If your question is about quality of life — a dog on a nutritionally complete, clean-ingredient diet that keeps them healthy and active into old age is not deprived. Our 12-year-old Labrador, and the many dogs of different breeds we've fed this way over 7 years, are evidence of that. The question to ask is not "does my dog want meat?" but "what keeps my dog healthiest for the longest?"
Several peer-reviewed studies support nutritionally complete plant-based diets for dogs:
Dodd et al. (2019) — PLOS ONE: Largest study to date comparing health outcomes in dogs on conventional, raw meat, and vegan diets. Found that dogs on vegan diets were no less healthy than those on conventional diets across multiple health indicators.
Knight & Leitsberger (2016) — Animals: Review of existing evidence on vegan dog and cat diets — concluded that nutritionally complete plant-based diets appear to be associated with positive health outcomes.
Brown et al. (2009): Sled dogs maintained peak athletic performance on a plant-based diet over 16 weeks — one of the strongest performance-based studies available.

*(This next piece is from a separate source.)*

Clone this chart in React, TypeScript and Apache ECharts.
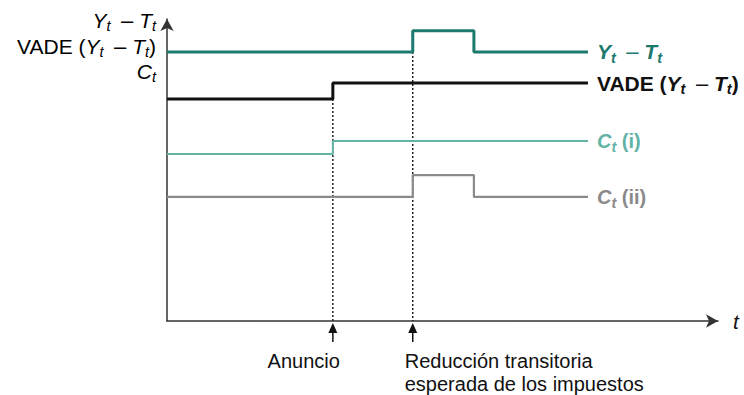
import React, { useEffect, useRef } from 'react';
import * as echarts from 'echarts';

const FONT = '"Liberation Sans", Arial, Helvetica, sans-serif';

// Time of events (x, 0..100)
const announceTime = 30.1;
const cutStartTime = 44.6;
const cutEndTime = 55.7;
const lastTime = 76.4;

// Levels (y, 0..100)
const disposableX = [0, cutStartTime, cutStartTime, cutEndTime, cutEndTime, lastTime];
const disposableY = [89.1, 89.1, 96.1, 96.1, 89.1, 89.1];
const vadeX = [0, announceTime, announceTime, lastTime];
const vadeY = [73.5, 73.5, 78.8, 78.8];
const consumoIX = [0, announceTime, announceTime, lastTime];
const consumoIY = [55.3, 55.3, 59.6, 59.6];
const consumoIIX = [0, cutStartTime, cutStartTime, cutEndTime, cutEndTime, lastTime];
const consumoIIY = [41.1, 41.1, 48.3, 48.3, 41.1, 41.1];

const guideX = [announceTime, cutStartTime];
const guideTopY = [73.5, 89.1];

const eventLabels = ['Anuncio', 'Reducción transitoria\nesperada de los impuestos'];

const NB = '\u00a0';
const EN = '\u2002';

const COLORS = {
  disposable: '#1c796d',
  vade: '#111111',
  cI: '#63b3a7',
  cII: '#8a8a8a',
  axis: '#333333',
};

function rich(weight: string, color: string, size: number) {
  const n = { fontFamily: FONT, fontSize: size, fontWeight: weight, color, lineHeight: 26 };
  return {
    n,
    i: { ...n, fontStyle: 'italic' },
    m: { ...n, fontSize: size + 1, fontWeight: 'normal' },
    s: {
      fontFamily: FONT,
      fontSize: 14.5,
      fontStyle: 'italic',
      fontWeight: weight,
      color,
      lineHeight: 14,
      padding: [12, 0, 0, 0],
    },
  };
}

const MINUS = `{n|${EN}}{m|–}{n|${NB}}`;
const txtYT = `{i|Y}{s|t}${MINUS}{i|T}{s|t}`;
const txtVADE = `{n|VADE${NB}(}{i|Y}{s|t}${MINUS}{i|T}{s|t}{n|)}`;
const txtC = `{i|C}{s|t}`;

function pairs(xs: number[], ys: number[]) {
  return xs.map((x, k) => [x, ys[k]]);
}

function stepSeries(
  xs: number[],
  ys: number[],
  color: string,
  width: number,
  label: string,
  size: number
) {
  return {
    type: 'line',
    data: pairs(xs, ys),
    showSymbol: false,
    symbol: 'none',
    silent: true,
    z: 5,
    lineStyle: { color, width },
    endLabel: {
      show: true,
      distance: 9,
      formatter: () => label,
      rich: rich('bold', color, size),
    },
  };
}

export default function App() {
  const ref = useRef<HTMLDivElement>(null);
  useEffect(() => {
    const chart = echarts.init(ref.current!, null, { renderer: 'svg' });
    const axisCommon = {
      type: 'value',
      min: 0,
      max: 100,
      axisLine: {
        show: true,
        symbol: ['none', 'arrow'],
        symbolSize: [10, 12],
        lineStyle: { color: COLORS.axis, width: 1.5 },
      },
      axisTick: { show: false },
      axisLabel: { show: false },
      splitLine: { show: false },
    };
    const guideSeries = guideX.map((x, k) => ({
      type: 'line',
      data: [
        [x, guideTopY[k]],
        [x, 0],
      ],
      showSymbol: false,
      symbol: 'none',
      silent: true,
      z: 2,
      lineStyle: { color: '#222', width: 1.5, type: [2, 2] },
    }));
    chart.setOption({
      animation: false,
      grid: { left: 167, right: 26, top: 19, bottom: 74 },
      xAxis: {
        ...axisCommon,
        name: 't',
        nameLocation: 'end',
        nameGap: 15,
        nameTextStyle: { fontFamily: FONT, fontSize: 21, fontStyle: 'italic', color: '#111' },
      },
      yAxis: { ...axisCommon },
      series: [
        ...guideSeries,
        stepSeries(disposableX, disposableY, COLORS.disposable, 3, txtYT, 21),
        stepSeries(vadeX, vadeY, COLORS.vade, 3, txtVADE, 21),
        stepSeries(consumoIX, consumoIY, COLORS.cI, 2, `${txtC}{n|${NB}(i)}`, 20),
        stepSeries(consumoIIX, consumoIIY, COLORS.cII, 2.2, `${txtC}{n|${NB}(ii)}`, 20),
      ],
    });

    const axisY = (chart.convertToPixel({ gridIndex: 0 } as any, [0, 0]) as number[])[1];
    const graphics: any[] = [];
    const leftRich = rich('normal', '#111', 21);
    const leftTexts = [txtYT, txtVADE, txtC];
    const leftY = [20, 46, 71];
    leftTexts.forEach((t, k) => {
      graphics.push({
        type: 'text',
        x: 156,
        y: leftY[k],
        silent: true,
        style: { text: t, rich: leftRich, align: 'right', verticalAlign: 'middle' },
      });
    });
    guideX.forEach((gx, k) => {
      const x = (chart.convertToPixel({ gridIndex: 0 } as any, [gx, 0]) as number[])[0];
      graphics.push({
        type: 'polygon',
        silent: true,
        shape: { points: [[x, axisY + 2], [x - 4.5, axisY + 12], [x + 4.5, axisY + 12]] },
        style: { fill: '#111' },
      });
      graphics.push({
        type: 'line',
        silent: true,
        shape: { x1: x, y1: axisY + 10, x2: x, y2: axisY + 21 },
        style: { stroke: '#111', lineWidth: 1.5 },
      });
      graphics.push({
        type: 'text',
        silent: true,
        x: k === 0 ? x + 7 : x - 8,
        y: axisY + 28,
        style: {
          text: eventLabels[k],
          font: `20px ${FONT}`,
          fill: '#111',
          align: k === 0 ? 'right' : 'left',
          verticalAlign: 'top',
          lineHeight: 23,
        },
      });
    });
    chart.setOption({ graphic: graphics });
    return () => chart.dispose();
  }, []);
  return (
    <div
      ref={ref}
      style={{ position: 'fixed', left: 0, top: 0, width: 744, height: 395, background: '#fff' }}
    />
  );
}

The scientific consensus is that plant-based diets are viable for dogs when properly formulated. The emphasis on "properly formulated" is why taurine, B12, D3, and complete amino acid supplementation are non-negotiable in DogFirst.
Honestly — if your dog is genuinely thriving and you are happy with their current food, there is no urgent reason to switch. We are not here to convert anyone.
What we are asking you to consider: the quality of the meat in most Indian commercial dog food is not what the packaging suggests. "Chicken meal" or "meat derivatives" can legally include beaks, feathers, and intestinal contents. If ingredient transparency matters to you, DogFirst offers something different — every ingredient is readable, plant-derived, and human-grade.
The trial is 30 days. The downside risk is minimal. The upside — finding a cleaner, equally effective alternative that causes no animal harm — is significant. That is why we ask you to try.